Bukankah kita melihat yang ingin dilihat dan mendengar yang ingin didengar. Nah, makanya setelah melihat dan mendengar barulang mengendus. Karena aroma, apa adanya.

Friday, December 4, 2015

Sayang, Rasa.

Tugas kata memang untuk menguak memori, maka dewasa adalah saat kata tak meledakkan rasa. Bukankah manusia hanya gumpalan pekat memori, yang tersimpan dalam kotak-kotak otak. Bahkan otot-otot tubuh pun merupakan kotak penyimpanan memori, lihat bagaimana reaksinya saat punggungmu dibelai hangat.

Lalu apa itu rasa, kalau bukan nama dari kotaknya. Ah.. sayang, bukankah sudah dari dua ribu sembilan kita berbincang tentang ini, lupa kah. Raga hanyalah ruang, tempat meletakkan kotak rasa yang menyimpan memori. Sekaligus menyampaikannya kepada dunia.

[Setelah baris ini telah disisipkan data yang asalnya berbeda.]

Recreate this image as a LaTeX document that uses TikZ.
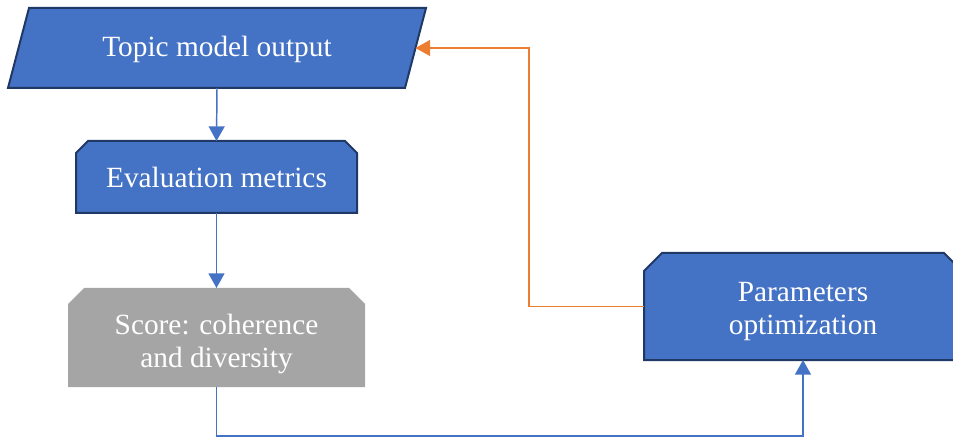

Bukankah segala gerakan kita hanya pengulangan, hasil reaksi dari kata. Karena pada awalnya adalah kata, dan kata itu bersama-sama dengan dia. Dia juga lah kata itu. Dengarkanlah bagaimana kata menguak rasa, dibalik rasa ada memori, dan kita manusia pada dasarnya hanya gumpalan padatnya.

Gejolak memori menggerakkan raga, bukankah semua aksi kita hanya bentuk repetisi. Rangkaian yang diketahui bertemu ekspektasi bentukan baik dari lingkungan atau didikan. Berharap perubahan tapi pada dasarnya hanya melakukan pengulangan. Tidak bisa tidak, kita hidup hanya melakukan yang kita ketahui saja.

Kemudian, kita menemukan alasan. Karena apalah beda manusia dengan monyet kalau bukan pada akhirnya si manusia mampu melahirkan alasan. Alasan itu yang paling sering dikatakan adalah rasa. Raga diberi alasan rasa. Hasrat diberi alasan rasa. Ketagihan diberi alasan rasa.